All right--fair enough. But the question does cross my mind--where do we have another example of this alternate meaning of  inter? Where else is it used as an intensifier? I'm skeptical, but willing to be persuaded. If you've got a good example, please let me know.

Meanwhile, I'm sticking with Johnson.



  1. I confess that whenever I see the word "internecine" it makes think we're all in the pool together. (It's a chlorinated pool.) I wonder if that's because the public pool when I was growing up seemed a wild and murderous place, full of dunking and violent splashing.

  2. Kathleen, I think you were hearing the "natant" swimming around the word, while I was hearing the "natal" birth sort of sound. Neither of us are probably predisposed to hearing the "necre" to kill. Although your public pool sounds like it might have given you a taste of it.

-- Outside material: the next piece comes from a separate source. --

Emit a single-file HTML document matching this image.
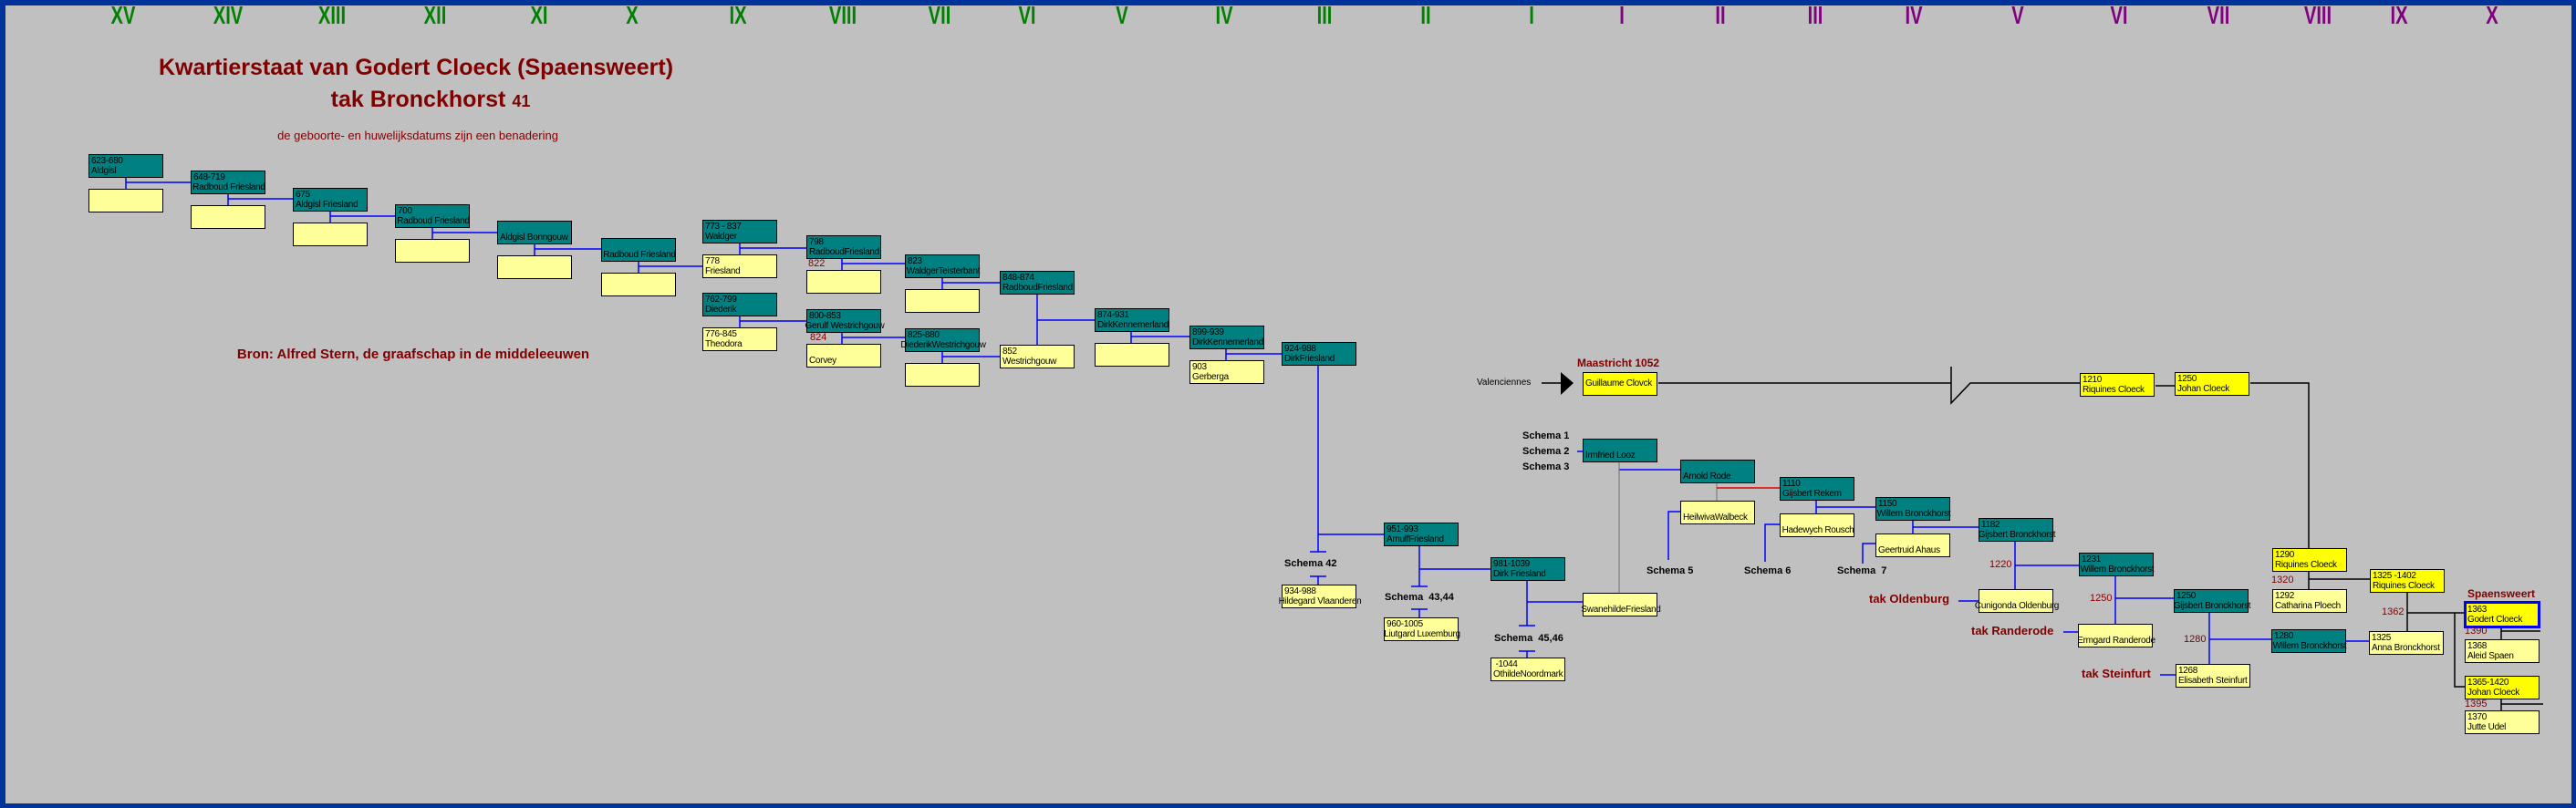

  3. Very interesting history bit there, Seana. It's a great word, and I love to see the foibles in language development like this. Thanks!

  4. Glad you liked it, Nate. Still looking for people who can think of a word that uses inter- as an intensifier, though.

  5. I was just thinking about the role of printers on spelling, which is kind of in line with dictionary makers.

    1. Very much so, Sheiler. Although I suppose what is changed in error digitally is now much more easy to change back again.

      Somehow, though, I don't think there are going to be many fewer errors...

  6. oh sorry - I meant the role of the printers with actual printing presses from ye olde tymes. I saw on some show that spelling was sometimes dependent on the guy who put the bits of metal or wood into the thingamabob that got ink rubbed all over it before getting applied to paper. I forget now what it was. But the thing that stayed was how arbitrary it was.

    Thus concludes this week's info-torial on some ancient things.

  7. Sheiler, info-torials are pretty much what this blog is all about. Yes, I see what you're saying. I don't know exactly where James Joyce fits into this timeline, but I know that there is a big to do about a newly restored edition of Finnegans Wake, who, as a guest blogger wrote up over on my Finnegans Wake blog, poses all sorts of problems for readers of the hallowed text.

  8. Dear Seana,
    in Spanish the relevant expression is "disputas intestinas", where intestinas is related to intestines, say bowels. So it's like the bowels in your waist are quarreling among themselves. The "intes" is similar to "inter", "between" meaning

  9. Nice additional information, Anonymous. This goes along with what the word means in present day English more than the original intensified fight to the death idea, unless of course one's bowels were going through a really really hard time.